世界はどこに向かうのか
~情報分析者の視点~

米、INF全廃条約から離脱通告

渡邊 芳雄(国際平和研究所所長)

 1月28日から2月3日までを振り返ります。

 この間の主な出来事を挙げてみます。
 通常国会で安倍首相が施政方針演説(1月28日)。沖縄県民投票、全41市町村で実施決定(2月1日)。米政府、INF(中距離核戦力)全廃条約からの離脱をロシアに通告(2日)。米朝首脳会談をベトナム・ダナンで開催することに合意(2日までに)、などがありました。

 今回は、米露「INF」全廃条約についてです。
 米政府は2月2日、INF全廃条約の義務履行を停止し、離脱することをロシアに通告しました。
 今後、米露双方で歩み寄りがなければ、6カ月後(8月)に失効することとなります。軍備拡張競争への懸念の声が上がっていますが、皮相的な批判と言わねばなりません。

 「INF全廃条約」は1987年に米国とソ連が結んだ条約です。地上から発射する射程が500~5000㎞の中距離ミサイルを持たないと約束したものです。

 条約締結の背景を説明します。
 まず、ソ連が欧州を狙って新型の中距離弾道ミサイル(「SS20」など)をたくさん配備して、欧州の軍事バランスが崩れました。それに対して米国も欧州にミサイルを配備して対抗したのです。当然、緊張も高まりましたが、軍備管理の交渉も本格化しました。その結果米ソ間で条約締結となったのです。

 米国の離脱理由は、ロシアが配備した地上発射の新型巡航ミサイル(「9M729」)が条約に反しているからというものです。
 実はそれよりも深刻な問題があるのです。中国の脅威です。このたびの米国の離脱通告によってロシアは反発していますが、2007年にプーチン大統領は、中国を念頭に、米露だけが縛られるINF全廃条約から離脱する意向を示していたのです。

 トランプ大統領は1日、離脱を正式表明したことに触れて「参加国を加えなければならない」と述べました。中国を含む新条約の締結を目指す意向を示したのです。

 中距離ミサイルは中国の軍事戦略の柱です。
 米国防総省の報告によれば、中国は中距離ミサイルを約1400発以上保有しているとみています。特に「グアムキラー」と呼ばれる「DF26」(射程約4000㎞)は脅威です。
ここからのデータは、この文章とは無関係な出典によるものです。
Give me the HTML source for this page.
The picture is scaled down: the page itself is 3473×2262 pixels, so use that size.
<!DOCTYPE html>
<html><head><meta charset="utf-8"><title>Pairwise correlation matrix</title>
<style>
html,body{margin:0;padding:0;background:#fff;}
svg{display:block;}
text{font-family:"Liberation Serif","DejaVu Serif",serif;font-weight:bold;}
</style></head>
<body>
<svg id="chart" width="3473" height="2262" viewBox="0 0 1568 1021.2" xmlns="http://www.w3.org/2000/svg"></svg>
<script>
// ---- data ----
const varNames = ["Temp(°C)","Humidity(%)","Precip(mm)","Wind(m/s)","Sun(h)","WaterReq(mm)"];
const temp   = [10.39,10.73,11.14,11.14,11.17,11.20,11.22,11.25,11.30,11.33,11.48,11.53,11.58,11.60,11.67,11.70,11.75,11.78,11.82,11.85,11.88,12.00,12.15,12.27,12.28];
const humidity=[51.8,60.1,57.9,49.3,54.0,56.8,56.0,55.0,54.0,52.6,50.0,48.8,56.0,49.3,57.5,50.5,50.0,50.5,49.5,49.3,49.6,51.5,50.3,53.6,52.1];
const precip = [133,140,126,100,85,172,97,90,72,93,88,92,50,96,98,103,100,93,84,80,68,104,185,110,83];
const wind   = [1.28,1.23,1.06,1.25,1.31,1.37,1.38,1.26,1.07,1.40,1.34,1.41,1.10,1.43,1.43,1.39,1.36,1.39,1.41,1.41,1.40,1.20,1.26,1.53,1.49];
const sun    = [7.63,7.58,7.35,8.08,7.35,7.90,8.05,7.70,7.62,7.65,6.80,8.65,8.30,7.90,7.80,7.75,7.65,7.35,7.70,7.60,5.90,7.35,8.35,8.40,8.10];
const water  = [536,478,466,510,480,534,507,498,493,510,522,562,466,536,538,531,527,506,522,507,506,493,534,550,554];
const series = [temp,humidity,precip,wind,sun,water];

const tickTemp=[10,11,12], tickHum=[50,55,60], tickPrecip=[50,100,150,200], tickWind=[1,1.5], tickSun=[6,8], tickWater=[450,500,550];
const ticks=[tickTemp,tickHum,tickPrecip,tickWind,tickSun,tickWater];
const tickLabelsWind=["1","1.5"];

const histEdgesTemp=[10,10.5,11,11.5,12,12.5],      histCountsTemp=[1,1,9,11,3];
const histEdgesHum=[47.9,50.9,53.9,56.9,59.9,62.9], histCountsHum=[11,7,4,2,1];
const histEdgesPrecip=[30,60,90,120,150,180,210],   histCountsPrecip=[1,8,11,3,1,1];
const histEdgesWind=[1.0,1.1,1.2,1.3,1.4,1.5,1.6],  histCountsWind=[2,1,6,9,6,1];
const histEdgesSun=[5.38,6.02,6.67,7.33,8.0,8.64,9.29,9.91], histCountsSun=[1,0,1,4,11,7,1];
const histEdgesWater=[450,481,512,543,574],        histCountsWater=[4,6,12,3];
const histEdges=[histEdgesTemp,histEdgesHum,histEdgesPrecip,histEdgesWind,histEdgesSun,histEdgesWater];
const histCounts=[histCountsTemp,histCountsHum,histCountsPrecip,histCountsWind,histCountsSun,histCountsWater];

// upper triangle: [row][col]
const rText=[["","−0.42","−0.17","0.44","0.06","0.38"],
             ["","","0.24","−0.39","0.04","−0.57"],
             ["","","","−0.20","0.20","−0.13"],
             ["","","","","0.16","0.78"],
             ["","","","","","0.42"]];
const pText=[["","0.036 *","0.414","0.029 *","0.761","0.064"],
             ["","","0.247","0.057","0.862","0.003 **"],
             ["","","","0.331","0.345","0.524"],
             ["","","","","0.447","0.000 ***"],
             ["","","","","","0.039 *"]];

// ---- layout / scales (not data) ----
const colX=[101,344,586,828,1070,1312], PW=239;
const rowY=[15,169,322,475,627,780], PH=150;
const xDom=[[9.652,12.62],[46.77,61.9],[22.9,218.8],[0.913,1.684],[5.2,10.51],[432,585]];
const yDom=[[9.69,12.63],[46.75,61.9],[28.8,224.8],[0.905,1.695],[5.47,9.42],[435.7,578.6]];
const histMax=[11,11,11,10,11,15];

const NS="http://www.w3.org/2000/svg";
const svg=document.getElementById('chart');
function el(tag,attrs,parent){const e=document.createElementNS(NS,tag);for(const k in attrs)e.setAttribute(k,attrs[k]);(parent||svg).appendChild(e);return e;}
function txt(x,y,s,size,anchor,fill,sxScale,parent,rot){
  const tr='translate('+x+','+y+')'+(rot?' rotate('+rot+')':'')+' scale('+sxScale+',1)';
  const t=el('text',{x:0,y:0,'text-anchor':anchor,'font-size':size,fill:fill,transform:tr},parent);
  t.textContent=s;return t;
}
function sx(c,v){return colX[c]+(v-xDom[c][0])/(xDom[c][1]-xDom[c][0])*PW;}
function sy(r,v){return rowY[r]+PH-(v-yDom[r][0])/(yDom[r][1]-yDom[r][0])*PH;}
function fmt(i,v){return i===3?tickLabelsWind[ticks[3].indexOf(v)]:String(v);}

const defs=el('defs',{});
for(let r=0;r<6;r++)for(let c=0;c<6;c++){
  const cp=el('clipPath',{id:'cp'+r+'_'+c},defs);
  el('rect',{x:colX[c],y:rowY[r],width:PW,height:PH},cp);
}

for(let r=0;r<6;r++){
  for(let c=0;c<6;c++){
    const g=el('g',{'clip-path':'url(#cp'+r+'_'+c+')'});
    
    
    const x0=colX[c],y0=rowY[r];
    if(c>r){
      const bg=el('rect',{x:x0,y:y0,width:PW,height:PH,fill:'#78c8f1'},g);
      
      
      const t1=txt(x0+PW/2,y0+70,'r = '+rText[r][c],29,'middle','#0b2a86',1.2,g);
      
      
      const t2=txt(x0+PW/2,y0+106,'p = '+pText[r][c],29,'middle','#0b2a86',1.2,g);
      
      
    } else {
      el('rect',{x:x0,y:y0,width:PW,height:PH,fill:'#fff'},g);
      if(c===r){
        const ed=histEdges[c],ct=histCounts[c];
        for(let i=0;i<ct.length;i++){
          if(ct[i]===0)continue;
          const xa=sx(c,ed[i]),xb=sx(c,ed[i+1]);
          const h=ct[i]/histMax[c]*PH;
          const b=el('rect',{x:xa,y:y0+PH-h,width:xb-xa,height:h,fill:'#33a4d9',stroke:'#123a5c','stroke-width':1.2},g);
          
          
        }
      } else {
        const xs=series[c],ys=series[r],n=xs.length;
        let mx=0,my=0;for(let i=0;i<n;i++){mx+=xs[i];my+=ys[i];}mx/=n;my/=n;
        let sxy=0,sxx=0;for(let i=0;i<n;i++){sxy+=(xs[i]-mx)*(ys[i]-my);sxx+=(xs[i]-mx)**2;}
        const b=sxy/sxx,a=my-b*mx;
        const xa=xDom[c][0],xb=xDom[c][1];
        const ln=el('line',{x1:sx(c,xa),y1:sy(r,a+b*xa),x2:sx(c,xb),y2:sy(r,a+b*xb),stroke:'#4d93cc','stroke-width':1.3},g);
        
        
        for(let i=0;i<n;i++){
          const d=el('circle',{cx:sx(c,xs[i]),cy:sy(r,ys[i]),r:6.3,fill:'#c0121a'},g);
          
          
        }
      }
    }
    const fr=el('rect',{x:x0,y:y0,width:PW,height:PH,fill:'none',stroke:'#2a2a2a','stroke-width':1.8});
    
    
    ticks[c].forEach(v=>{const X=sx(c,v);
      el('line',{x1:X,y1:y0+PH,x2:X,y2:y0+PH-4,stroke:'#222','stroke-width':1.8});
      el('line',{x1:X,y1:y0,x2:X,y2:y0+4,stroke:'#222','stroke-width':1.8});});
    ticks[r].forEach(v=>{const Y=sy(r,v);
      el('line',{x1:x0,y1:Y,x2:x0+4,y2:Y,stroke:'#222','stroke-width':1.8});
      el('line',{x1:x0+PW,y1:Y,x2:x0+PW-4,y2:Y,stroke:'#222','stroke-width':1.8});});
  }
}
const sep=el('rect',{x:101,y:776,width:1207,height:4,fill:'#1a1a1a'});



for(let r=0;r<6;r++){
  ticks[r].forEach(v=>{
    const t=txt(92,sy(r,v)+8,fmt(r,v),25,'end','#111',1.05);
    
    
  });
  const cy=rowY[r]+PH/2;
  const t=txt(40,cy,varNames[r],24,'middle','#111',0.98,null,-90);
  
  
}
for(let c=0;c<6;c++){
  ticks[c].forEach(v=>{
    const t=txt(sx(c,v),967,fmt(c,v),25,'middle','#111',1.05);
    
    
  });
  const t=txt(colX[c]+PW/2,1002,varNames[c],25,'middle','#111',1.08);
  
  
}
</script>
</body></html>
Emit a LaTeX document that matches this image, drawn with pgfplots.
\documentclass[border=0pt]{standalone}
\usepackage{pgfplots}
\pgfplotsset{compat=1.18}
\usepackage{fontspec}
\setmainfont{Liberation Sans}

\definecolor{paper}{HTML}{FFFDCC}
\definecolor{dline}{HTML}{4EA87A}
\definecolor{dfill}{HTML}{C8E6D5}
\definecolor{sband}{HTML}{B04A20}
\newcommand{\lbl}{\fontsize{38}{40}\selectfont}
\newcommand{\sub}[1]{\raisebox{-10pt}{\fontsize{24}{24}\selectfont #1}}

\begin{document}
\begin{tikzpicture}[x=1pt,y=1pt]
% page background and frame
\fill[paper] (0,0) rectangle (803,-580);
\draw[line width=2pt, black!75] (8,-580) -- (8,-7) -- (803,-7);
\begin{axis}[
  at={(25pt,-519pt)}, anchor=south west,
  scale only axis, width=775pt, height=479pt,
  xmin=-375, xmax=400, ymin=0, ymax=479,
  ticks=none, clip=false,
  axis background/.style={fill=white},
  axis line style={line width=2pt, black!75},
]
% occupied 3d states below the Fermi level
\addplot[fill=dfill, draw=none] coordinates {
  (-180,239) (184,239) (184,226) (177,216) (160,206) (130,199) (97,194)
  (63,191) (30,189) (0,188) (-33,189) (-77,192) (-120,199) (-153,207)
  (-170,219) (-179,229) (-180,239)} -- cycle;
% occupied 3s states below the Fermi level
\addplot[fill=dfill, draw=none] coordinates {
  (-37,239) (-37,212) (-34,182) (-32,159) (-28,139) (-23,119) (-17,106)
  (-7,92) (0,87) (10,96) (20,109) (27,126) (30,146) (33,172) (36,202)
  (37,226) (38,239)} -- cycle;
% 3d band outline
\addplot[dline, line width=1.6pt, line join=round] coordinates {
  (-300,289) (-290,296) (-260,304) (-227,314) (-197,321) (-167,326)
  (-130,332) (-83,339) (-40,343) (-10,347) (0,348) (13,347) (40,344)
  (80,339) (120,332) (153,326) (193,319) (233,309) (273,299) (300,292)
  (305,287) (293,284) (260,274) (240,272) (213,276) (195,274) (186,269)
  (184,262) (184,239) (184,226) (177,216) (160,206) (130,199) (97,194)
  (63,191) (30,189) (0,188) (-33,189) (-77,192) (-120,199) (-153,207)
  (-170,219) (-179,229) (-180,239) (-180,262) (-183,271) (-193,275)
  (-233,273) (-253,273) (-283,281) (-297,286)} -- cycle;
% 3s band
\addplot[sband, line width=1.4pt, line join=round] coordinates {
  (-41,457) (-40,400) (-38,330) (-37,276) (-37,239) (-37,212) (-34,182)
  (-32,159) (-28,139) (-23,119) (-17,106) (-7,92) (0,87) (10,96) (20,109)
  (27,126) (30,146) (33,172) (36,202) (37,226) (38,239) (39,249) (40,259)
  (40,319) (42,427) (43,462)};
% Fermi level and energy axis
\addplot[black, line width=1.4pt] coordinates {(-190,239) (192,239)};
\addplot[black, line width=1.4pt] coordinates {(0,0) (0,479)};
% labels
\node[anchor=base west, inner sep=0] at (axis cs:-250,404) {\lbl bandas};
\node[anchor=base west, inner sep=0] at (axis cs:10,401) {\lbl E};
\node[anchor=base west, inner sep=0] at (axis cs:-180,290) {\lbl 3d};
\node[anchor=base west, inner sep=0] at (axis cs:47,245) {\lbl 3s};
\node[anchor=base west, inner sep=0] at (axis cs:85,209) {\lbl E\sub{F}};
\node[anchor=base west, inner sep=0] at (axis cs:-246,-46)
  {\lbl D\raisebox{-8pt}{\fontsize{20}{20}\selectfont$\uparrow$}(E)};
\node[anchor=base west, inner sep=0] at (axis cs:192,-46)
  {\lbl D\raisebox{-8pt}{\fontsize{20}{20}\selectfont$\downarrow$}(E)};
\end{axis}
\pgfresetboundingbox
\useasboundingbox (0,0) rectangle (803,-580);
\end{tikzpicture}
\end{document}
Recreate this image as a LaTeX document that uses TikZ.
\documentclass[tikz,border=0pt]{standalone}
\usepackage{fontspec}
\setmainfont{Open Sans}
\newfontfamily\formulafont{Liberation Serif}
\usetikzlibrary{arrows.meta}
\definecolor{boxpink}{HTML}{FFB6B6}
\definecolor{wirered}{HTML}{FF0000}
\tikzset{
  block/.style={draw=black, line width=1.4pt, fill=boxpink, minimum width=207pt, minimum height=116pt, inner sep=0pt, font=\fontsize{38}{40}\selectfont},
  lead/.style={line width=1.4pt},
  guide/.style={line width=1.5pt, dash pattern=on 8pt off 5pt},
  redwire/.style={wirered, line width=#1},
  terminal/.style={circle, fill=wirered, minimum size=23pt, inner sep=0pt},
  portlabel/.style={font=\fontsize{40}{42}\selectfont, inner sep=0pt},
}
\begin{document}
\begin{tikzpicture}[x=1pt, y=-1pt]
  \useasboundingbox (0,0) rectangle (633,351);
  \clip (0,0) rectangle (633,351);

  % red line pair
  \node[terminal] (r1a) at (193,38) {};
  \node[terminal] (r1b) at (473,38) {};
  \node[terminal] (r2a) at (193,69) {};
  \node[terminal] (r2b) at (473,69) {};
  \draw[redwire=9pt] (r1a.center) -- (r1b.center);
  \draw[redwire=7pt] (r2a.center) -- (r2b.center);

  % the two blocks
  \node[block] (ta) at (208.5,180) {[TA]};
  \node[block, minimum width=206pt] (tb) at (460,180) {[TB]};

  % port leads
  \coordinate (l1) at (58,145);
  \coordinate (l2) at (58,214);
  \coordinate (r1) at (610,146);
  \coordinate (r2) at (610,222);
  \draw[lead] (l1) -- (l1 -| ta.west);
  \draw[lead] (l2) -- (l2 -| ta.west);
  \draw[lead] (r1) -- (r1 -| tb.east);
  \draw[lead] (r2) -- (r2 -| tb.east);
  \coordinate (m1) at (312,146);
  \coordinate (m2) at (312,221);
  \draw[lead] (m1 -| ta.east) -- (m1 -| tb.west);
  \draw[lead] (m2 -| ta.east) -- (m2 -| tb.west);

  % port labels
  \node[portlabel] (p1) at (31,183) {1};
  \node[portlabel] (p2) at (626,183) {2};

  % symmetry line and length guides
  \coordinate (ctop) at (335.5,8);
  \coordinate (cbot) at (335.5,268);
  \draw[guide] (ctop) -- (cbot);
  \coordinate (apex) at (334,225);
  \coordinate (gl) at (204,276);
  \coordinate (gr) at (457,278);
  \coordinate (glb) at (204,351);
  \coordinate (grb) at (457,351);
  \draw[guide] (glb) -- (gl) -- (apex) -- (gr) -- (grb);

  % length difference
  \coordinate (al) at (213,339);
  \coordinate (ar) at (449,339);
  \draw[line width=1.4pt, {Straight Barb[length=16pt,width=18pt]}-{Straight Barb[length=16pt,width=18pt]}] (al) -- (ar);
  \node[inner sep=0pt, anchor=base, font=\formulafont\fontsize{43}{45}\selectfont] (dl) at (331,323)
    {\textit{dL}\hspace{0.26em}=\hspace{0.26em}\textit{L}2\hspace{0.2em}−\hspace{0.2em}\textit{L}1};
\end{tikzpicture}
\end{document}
現状では、中国には廃棄するメリットはありません。

 正式通告後、6カ月間は、条約は残ります。条約がなくなり、軍拡競争が始まることを懸念する声もありますが、膨大な投資で軍事バランスを崩したのは中国です。
 米国、日本の同盟が通常兵器で軍事バランスを取り戻すのを新たな軍拡競争とは言いません。